La caratteristica più negativa di questo reset monetario, foriero di tutte le crisi che hanno stravolto l’economia e finanza globale fino a oggi, saccheggiando i risparmi della collettività, fu che le riserve auree vennero sostituite da quelle cartacee rappresentate dal debito pubblico cosicché, la circolazione monetaria non ha più poggiato su una base sicura e indipendente di ricchezza, ma su passività irredimibili. A differenza di imprese produttive, i governi che vivono sul denaro dell'elettorato, non producono nulla e si indebitano per consumare senza né l'intenzione né i mezzi per rimborsare. La circolazione basata sull’oro, invece, aveva svolto un ruolo equivalente a un dispositivo di sicurezza: regolava la quantità e la qualità di debito prevenendo la formazione di quello tossico. Una volta liberati dalla preoccupazione di riscattare le valute nei mercati mondiali, i governi hanno gonfiato i propri debiti senza fine appoggiati dalla politica di stimoli di quei comitati di burocrati chiamati banche centrali che, col controllo dittatoriale sul denaro, hanno evocato trilioni di unità monetarie per acquistare debito insolvente a loro esclusiva discrezione.

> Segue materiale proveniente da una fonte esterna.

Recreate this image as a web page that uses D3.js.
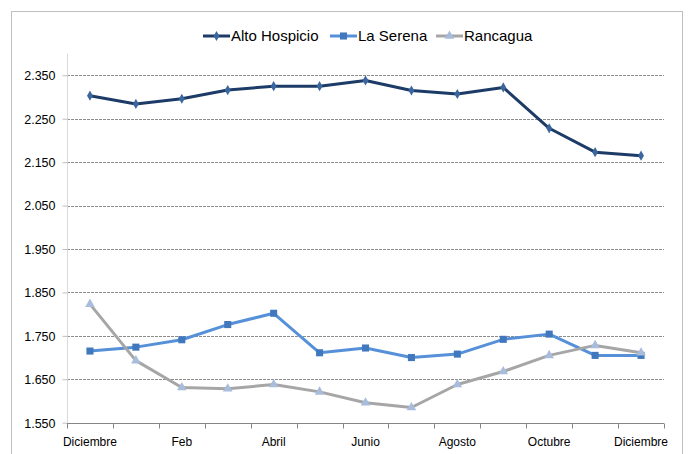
<!DOCTYPE html>
<html>
<head>
<meta charset="utf-8">
<script src="https://d3js.org/d3.v7.min.js"></script>
<style>
  body { margin: 0; background: #fff; }
  text { font-family: "Liberation Sans Narrow", "Arial Narrow", "Liberation Sans", sans-serif; fill: #000; }
</style>
</head>
<body>
<svg width="688" height="454"></svg>
<script>
// meses (eje x)
var meses = ['Diciembre', 'Enero', 'Feb', 'Marzo', 'Abril', 'Mayo', 'Junio',
             'Julio', 'Agosto', 'Septiembre', 'Octubre', 'Noviembre', 'Diciembre2'];
var etiquetas = ['Diciembre', '', 'Feb', '', 'Abril', '', 'Junio', '', 'Agosto', '', 'Octubre', '', 'Diciembre'];

var altoHospicio = [2.303, 2.284, 2.296, 2.316, 2.325, 2.325, 2.338, 2.315, 2.307, 2.322, 2.228, 2.173, 2.165];
var laSerena     = [1.715, 1.724, 1.741, 1.776, 1.802, 1.711, 1.722, 1.700, 1.708, 1.742, 1.754, 1.705, 1.705];
var rancagua     = [1.823, 1.693, 1.631, 1.628, 1.638, 1.621, 1.596, 1.585, 1.638, 1.668, 1.705, 1.728, 1.711];

var yTicks = [1.55, 1.65, 1.75, 1.85, 1.95, 2.05, 2.15, 2.25, 2.35];

var series = [
  {name: 'Alto Hospicio', values: altoHospicio, line: '#1c3b66', marker: '#3b679f', shape: d3.symbolDiamond, size: 30},
  {name: 'La Serena', values: laSerena, line: '#5690d8', marker: '#4178bd', shape: d3.symbolSquare, size: 50},
  {name: 'Rancagua', values: rancagua, line: '#a6a6a6', marker: '#a8bcdc', shape: d3.symbolTriangle, size: 40}
];

var svg = d3.select('svg');

// marco
svg.append('rect')
  .attr('x', 11.5).attr('y', 11.5)
  .attr('width', 671).attr('height', 460)
  .attr('fill', 'none').attr('stroke', '#bfbfbf');

var x = d3.scaleBand().domain(meses).range([67, 664]);
var y = d3.scaleLinear().domain([1.55, 2.40]).range([422.7, 53.6]);

// grilla
svg.append('g').selectAll('line')
  .data(yTicks.slice(1))
  .enter().append('line')
  .attr('x1', 67).attr('x2', 664)
  .attr('y1', function(d) { return Math.round(y(d)) + 0.5; })
  .attr('y2', function(d) { return Math.round(y(d)) + 0.5; })
  .attr('stroke', '#8c8c8c')
  .attr('stroke-dasharray', '3,1');

// eje y
var yAxis = svg.append('g')
  .attr('transform', 'translate(67.5,0)')
  .call(d3.axisLeft(y).tickValues(yTicks).tickSize(5).tickPadding(7)
        .tickFormat(function(d) { return d3.format('.3f')(d); }));
yAxis.select('.domain').attr('stroke', '#d9d9d9').attr('d', 'M0,' + y(2.40) + 'V' + y(1.55));
yAxis.selectAll('.tick line').attr('stroke', '#bfbfbf');
yAxis.selectAll('text').style('font-size', '12.5px').attr('dy', '0.35em')
  .style('font-family', '"Liberation Sans Narrow", "Liberation Sans", sans-serif');

// eje x
var xAxis = svg.append('g')
  .attr('transform', 'translate(0,' + (Math.round(y(1.55)) + 0.5) + ')');
xAxis.append('line')
  .attr('x1', 67).attr('x2', 664)
  .attr('stroke', '#868686');
var bordes = d3.range(meses.length + 1).map(function(i) { return 67 + i * x.step(); });
xAxis.selectAll('.tk').data(bordes).enter().append('line')
  .attr('x1', function(d) { return Math.round(d) + 0.5; })
  .attr('x2', function(d) { return Math.round(d) + 0.5; })
  .attr('y1', 0).attr('y2', 5)
  .attr('stroke', '#868686');
xAxis.selectAll('text').data(meses).enter().append('text')
  .attr('x', function(d) { return x(d) + x.bandwidth() / 2; })
  .attr('y', 22)
  .attr('text-anchor', 'middle')
  .style('font-size', '12px')
  .text(function(d, i) { return etiquetas[i]; });

// lineas
var linea = d3.line()
  .x(function(d, i) { return x(meses[i]) + x.bandwidth() / 2; })
  .y(function(d) { return y(d); });

series.forEach(function(s) {
  svg.append('path')
    .datum(s.values)
    .attr('d', linea)
    .attr('fill', 'none')
    .attr('stroke', s.line)
    .attr('stroke-width', 3)
    .attr('stroke-linejoin', 'round');
  svg.append('g').selectAll('path')
    .data(s.values)
    .enter().append('path')
    .attr('d', d3.symbol().type(s.shape).size(s.size))
    .attr('transform', function(d, i) {
      return 'translate(' + (x(meses[i]) + x.bandwidth() / 2) + ',' + y(d) + ')';
    })
    .attr('fill', s.marker);
});

// leyenda
var leyX = [203, 330, 436];
series.forEach(function(s, i) {
  var g = svg.append('g').attr('transform', 'translate(' + leyX[i] + ',36)');
  g.append('line').attr('x1', 0).attr('x2', 27).attr('stroke', s.line).attr('stroke-width', 3);
  g.append('path').attr('d', d3.symbol().type(s.shape).size(s.size))
    .attr('transform', 'translate(13.5,0)').attr('fill', s.marker);
  g.append('text').attr('x', 28).attr('dy', '0.35em')
    .style('font-size', '15px').text(s.name);
});
</script>
</body>
</html>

Il passaggio ai tassi di interesse negativi per mantenere livelli di indebitamento insostenibili è stato il punto di non ritorno che ha minato per sempre i mercati del debito sovrano mettendo in moto il disfacimento del regime monetario più socialmente distruttivo della storia con conseguenze di una portata e effetti che si estenderanno oltre ciò che la maggior parte delle persone immagina.

Quando passività irredimibili circolano come denaro non possono più essere né condonate né eliminate senza evitare una grave contrazione monetaria e quindi una depressione. D’altra parte, tendendo ad aumentare in modo incontrollato arrivano al punto oltre il quale, come nel combustibile nucleare, si instaura una reazione a catena. Il regime imposto cinquant'anni fa è giunto al termine e i politici sanno che non possono più indebitarsi a tempo indeterminato. Per continuare a farlo senza conseguenze fiscali dovranno svincolare il denaro dal debito e creare un regime di valute di pura finzione emesse direttamente dalle tesorerie di stato o da qualche istituzione sovranazionale. Tale ristrutturazione del sistema sarà accreditata come nel passato da qualche conferenza monetaria mondiale? O emergerà da un conflitto fra paesi concorrenti? Oppure sarà imposta da una prossima ondata di panico? Ancora non sappiamo. Quello che sappiamo sul prossimo regime è che è una nuova catastrofe in attesa di accadere.